Repeat, exactly and completely, the material that follows. Omit the pictures.

# Available data
○ ○ ○ ○

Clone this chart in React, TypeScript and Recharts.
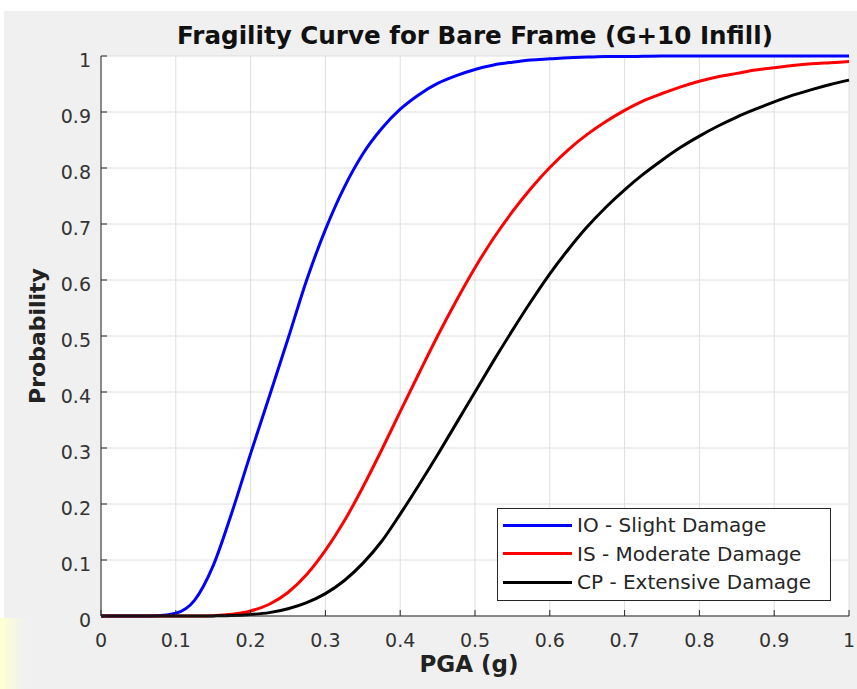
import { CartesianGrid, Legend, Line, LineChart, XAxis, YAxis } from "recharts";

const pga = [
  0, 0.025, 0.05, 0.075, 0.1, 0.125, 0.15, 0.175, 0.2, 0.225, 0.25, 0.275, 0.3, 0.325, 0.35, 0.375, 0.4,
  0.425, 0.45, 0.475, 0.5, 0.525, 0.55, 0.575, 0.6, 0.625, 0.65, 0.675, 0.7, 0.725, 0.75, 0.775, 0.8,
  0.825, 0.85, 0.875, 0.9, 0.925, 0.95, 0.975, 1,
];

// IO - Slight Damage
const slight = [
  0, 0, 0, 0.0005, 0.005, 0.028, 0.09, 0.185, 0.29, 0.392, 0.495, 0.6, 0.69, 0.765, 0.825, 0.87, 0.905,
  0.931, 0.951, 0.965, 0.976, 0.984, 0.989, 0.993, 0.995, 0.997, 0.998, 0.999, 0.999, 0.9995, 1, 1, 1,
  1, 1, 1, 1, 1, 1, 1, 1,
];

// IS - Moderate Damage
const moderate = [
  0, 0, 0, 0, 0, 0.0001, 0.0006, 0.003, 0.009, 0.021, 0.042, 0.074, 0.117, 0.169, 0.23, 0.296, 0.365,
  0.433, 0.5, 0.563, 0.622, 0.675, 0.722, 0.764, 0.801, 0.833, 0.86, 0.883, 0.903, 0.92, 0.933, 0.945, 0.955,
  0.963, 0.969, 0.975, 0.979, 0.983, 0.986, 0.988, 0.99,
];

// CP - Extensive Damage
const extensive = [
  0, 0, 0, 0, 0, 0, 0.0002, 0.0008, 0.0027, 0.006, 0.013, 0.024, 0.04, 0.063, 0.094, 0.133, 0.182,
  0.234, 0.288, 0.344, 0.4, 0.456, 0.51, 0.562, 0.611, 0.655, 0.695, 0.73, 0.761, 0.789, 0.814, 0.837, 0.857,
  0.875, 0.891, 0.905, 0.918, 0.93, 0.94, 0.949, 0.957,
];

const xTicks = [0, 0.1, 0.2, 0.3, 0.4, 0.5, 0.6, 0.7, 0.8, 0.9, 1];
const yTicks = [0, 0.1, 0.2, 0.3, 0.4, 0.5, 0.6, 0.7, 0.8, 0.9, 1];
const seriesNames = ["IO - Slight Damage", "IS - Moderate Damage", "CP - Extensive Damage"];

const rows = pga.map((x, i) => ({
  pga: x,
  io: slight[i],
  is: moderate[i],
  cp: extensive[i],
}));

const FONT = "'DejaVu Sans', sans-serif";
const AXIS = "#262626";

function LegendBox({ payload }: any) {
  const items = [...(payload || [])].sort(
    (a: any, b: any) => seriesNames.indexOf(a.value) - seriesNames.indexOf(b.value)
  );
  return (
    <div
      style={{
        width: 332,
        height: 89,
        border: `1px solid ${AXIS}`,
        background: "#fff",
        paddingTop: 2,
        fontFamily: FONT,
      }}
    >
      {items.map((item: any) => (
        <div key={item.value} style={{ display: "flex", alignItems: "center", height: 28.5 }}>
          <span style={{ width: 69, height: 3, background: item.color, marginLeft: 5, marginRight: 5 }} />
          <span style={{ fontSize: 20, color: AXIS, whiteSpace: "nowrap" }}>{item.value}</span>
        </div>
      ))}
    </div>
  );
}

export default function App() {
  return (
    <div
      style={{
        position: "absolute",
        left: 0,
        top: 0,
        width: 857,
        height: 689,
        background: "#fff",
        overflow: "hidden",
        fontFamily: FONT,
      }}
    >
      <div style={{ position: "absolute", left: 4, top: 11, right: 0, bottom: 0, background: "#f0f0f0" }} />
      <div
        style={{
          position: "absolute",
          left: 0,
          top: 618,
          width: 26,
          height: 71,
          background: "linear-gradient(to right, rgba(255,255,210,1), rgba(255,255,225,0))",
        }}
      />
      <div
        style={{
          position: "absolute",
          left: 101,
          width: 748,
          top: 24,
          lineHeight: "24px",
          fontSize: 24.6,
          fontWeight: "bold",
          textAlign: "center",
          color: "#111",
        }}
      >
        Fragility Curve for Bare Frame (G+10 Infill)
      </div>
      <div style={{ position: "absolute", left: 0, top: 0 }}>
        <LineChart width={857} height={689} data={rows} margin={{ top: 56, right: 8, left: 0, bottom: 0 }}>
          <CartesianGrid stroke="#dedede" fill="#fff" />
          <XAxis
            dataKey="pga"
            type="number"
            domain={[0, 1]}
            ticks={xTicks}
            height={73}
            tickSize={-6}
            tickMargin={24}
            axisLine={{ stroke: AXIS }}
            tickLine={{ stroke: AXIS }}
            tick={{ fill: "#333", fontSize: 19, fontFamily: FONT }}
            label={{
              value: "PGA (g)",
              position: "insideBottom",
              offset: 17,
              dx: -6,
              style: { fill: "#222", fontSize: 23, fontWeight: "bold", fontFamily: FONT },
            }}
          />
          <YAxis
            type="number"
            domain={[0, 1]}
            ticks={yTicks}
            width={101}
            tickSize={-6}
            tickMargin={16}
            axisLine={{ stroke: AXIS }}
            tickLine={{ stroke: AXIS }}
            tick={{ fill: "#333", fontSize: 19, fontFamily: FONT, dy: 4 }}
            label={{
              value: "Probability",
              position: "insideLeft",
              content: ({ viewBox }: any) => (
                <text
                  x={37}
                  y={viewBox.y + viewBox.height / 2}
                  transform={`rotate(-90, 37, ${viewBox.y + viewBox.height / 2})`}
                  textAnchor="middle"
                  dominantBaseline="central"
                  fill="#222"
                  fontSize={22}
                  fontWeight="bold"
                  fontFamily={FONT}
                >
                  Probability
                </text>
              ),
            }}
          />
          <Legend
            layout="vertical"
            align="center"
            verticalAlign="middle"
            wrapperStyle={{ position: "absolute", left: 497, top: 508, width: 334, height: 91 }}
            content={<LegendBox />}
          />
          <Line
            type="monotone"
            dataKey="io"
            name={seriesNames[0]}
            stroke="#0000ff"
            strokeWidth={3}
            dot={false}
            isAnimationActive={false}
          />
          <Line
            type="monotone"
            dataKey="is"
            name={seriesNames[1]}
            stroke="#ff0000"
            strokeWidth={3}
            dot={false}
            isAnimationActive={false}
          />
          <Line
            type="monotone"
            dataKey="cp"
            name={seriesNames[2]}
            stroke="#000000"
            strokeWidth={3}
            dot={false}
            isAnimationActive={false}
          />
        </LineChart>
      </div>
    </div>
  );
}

○ ○ ○ ○

# Solution for this problem
Clone this chart in React, TypeScript and Recharts.
import { CartesianGrid, Legend, Line, LineChart, XAxis, YAxis } from "recharts";

const pga = [
  0, 0.025, 0.05, 0.075, 0.1, 0.125, 0.15, 0.175, 0.2, 0.225, 0.25, 0.275, 0.3, 0.325, 0.35, 0.375, 0.4,
  0.425, 0.45, 0.475, 0.5, 0.525, 0.55, 0.575, 0.6, 0.625, 0.65, 0.675, 0.7, 0.725, 0.75, 0.775, 0.8,
  0.825, 0.85, 0.875, 0.9, 0.925, 0.95, 0.975, 1,
];

// IO - Slight Damage
const slight = [
  0, 0, 0, 0.0005, 0.005, 0.028, 0.09, 0.185, 0.29, 0.392, 0.495, 0.6, 0.69, 0.765, 0.825, 0.87, 0.905,
  0.931, 0.951, 0.965, 0.976, 0.984, 0.989, 0.993, 0.995, 0.997, 0.998, 0.999, 0.999, 0.9995, 1, 1, 1,
  1, 1, 1, 1, 1, 1, 1, 1,
];

// IS - Moderate Damage
const moderate = [
  0, 0, 0, 0, 0, 0.0001, 0.0006, 0.003, 0.009, 0.021, 0.042, 0.074, 0.117, 0.169, 0.23, 0.296, 0.365,
  0.433, 0.5, 0.563, 0.622, 0.675, 0.722, 0.764, 0.801, 0.833, 0.86, 0.883, 0.903, 0.92, 0.933, 0.945, 0.955,
  0.963, 0.969, 0.975, 0.979, 0.983, 0.986, 0.988, 0.99,
];

// CP - Extensive Damage
const extensive = [
  0, 0, 0, 0, 0, 0, 0.0002, 0.0008, 0.0027, 0.006, 0.013, 0.024, 0.04, 0.063, 0.094, 0.133, 0.182,
  0.234, 0.288, 0.344, 0.4, 0.456, 0.51, 0.562, 0.611, 0.655, 0.695, 0.73, 0.761, 0.789, 0.814, 0.837, 0.857,
  0.875, 0.891, 0.905, 0.918, 0.93, 0.94, 0.949, 0.957,
];

const xTicks = [0, 0.1, 0.2, 0.3, 0.4, 0.5, 0.6, 0.7, 0.8, 0.9, 1];
const yTicks = [0, 0.1, 0.2, 0.3, 0.4, 0.5, 0.6, 0.7, 0.8, 0.9, 1];
const seriesNames = ["IO - Slight Damage", "IS - Moderate Damage", "CP - Extensive Damage"];

const rows = pga.map((x, i) => ({
  pga: x,
  io: slight[i],
  is: moderate[i],
  cp: extensive[i],
}));

const FONT = "'DejaVu Sans', sans-serif";
const AXIS = "#262626";

function LegendBox({ payload }: any) {
  const items = [...(payload || [])].sort(
    (a: any, b: any) => seriesNames.indexOf(a.value) - seriesNames.indexOf(b.value)
  );
  return (
    <div
      style={{
        width: 332,
        height: 89,
        border: `1px solid ${AXIS}`,
        background: "#fff",
        paddingTop: 2,
        fontFamily: FONT,
      }}
    >
      {items.map((item: any) => (
        <div key={item.value} style={{ display: "flex", alignItems: "center", height: 28.5 }}>
          <span style={{ width: 69, height: 3, background: item.color, marginLeft: 5, marginRight: 5 }} />
          <span style={{ fontSize: 20, color: AXIS, whiteSpace: "nowrap" }}>{item.value}</span>
        </div>
      ))}
    </div>
  );
}

export default function App() {
  return (
    <div
      style={{
        position: "absolute",
        left: 0,
        top: 0,
        width: 857,
        height: 689,
        background: "#fff",
        overflow: "hidden",
        fontFamily: FONT,
      }}
    >
      <div style={{ position: "absolute", left: 4, top: 11, right: 0, bottom: 0, background: "#f0f0f0" }} />
      <div
        style={{
          position: "absolute",
          left: 0,
          top: 618,
          width: 26,
          height: 71,
          background: "linear-gradient(to right, rgba(255,255,210,1), rgba(255,255,225,0))",
        }}
      />
      <div
        style={{
          position: "absolute",
          left: 101,
          width: 748,
          top: 24,
          lineHeight: "24px",
          fontSize: 24.6,
          fontWeight: "bold",
          textAlign: "center",
          color: "#111",
        }}
      >
        Fragility Curve for Bare Frame (G+10 Infill)
      </div>
      <div style={{ position: "absolute", left: 0, top: 0 }}>
        <LineChart width={857} height={689} data={rows} margin={{ top: 56, right: 8, left: 0, bottom: 0 }}>
          <CartesianGrid stroke="#dedede" fill="#fff" />
          <XAxis
            dataKey="pga"
            type="number"
            domain={[0, 1]}
            ticks={xTicks}
            height={73}
            tickSize={-6}
            tickMargin={24}
            axisLine={{ stroke: AXIS }}
            tickLine={{ stroke: AXIS }}
            tick={{ fill: "#333", fontSize: 19, fontFamily: FONT }}
            label={{
              value: "PGA (g)",
              position: "insideBottom",
              offset: 17,
              dx: -6,
              style: { fill: "#222", fontSize: 23, fontWeight: "bold", fontFamily: FONT },
            }}
          />
          <YAxis
            type="number"
            domain={[0, 1]}
            ticks={yTicks}
            width={101}
            tickSize={-6}
            tickMargin={16}
            axisLine={{ stroke: AXIS }}
            tickLine={{ stroke: AXIS }}
            tick={{ fill: "#333", fontSize: 19, fontFamily: FONT, dy: 4 }}
            label={{
              value: "Probability",
              position: "insideLeft",
              content: ({ viewBox }: any) => (
                <text
                  x={37}
                  y={viewBox.y + viewBox.height / 2}
                  transform={`rotate(-90, 37, ${viewBox.y + viewBox.height / 2})`}
                  textAnchor="middle"
                  dominantBaseline="central"
                  fill="#222"
                  fontSize={22}
                  fontWeight="bold"
                  fontFamily={FONT}
                >
                  Probability
                </text>
              ),
            }}
          />
          <Legend
            layout="vertical"
            align="center"
            verticalAlign="middle"
            wrapperStyle={{ position: "absolute", left: 497, top: 508, width: 334, height: 91 }}
            content={<LegendBox />}
          />
          <Line
            type="monotone"
            dataKey="io"
            name={seriesNames[0]}
            stroke="#0000ff"
            strokeWidth={3}
            dot={false}
            isAnimationActive={false}
          />
          <Line
            type="monotone"
            dataKey="is"
            name={seriesNames[1]}
            stroke="#ff0000"
            strokeWidth={3}
            dot={false}
            isAnimationActive={false}
          />
          <Line
            type="monotone"
            dataKey="cp"
            name={seriesNames[2]}
            stroke="#000000"
            strokeWidth={3}
            dot={false}
            isAnimationActive={false}
          />
        </LineChart>
      </div>
    </div>
  );
}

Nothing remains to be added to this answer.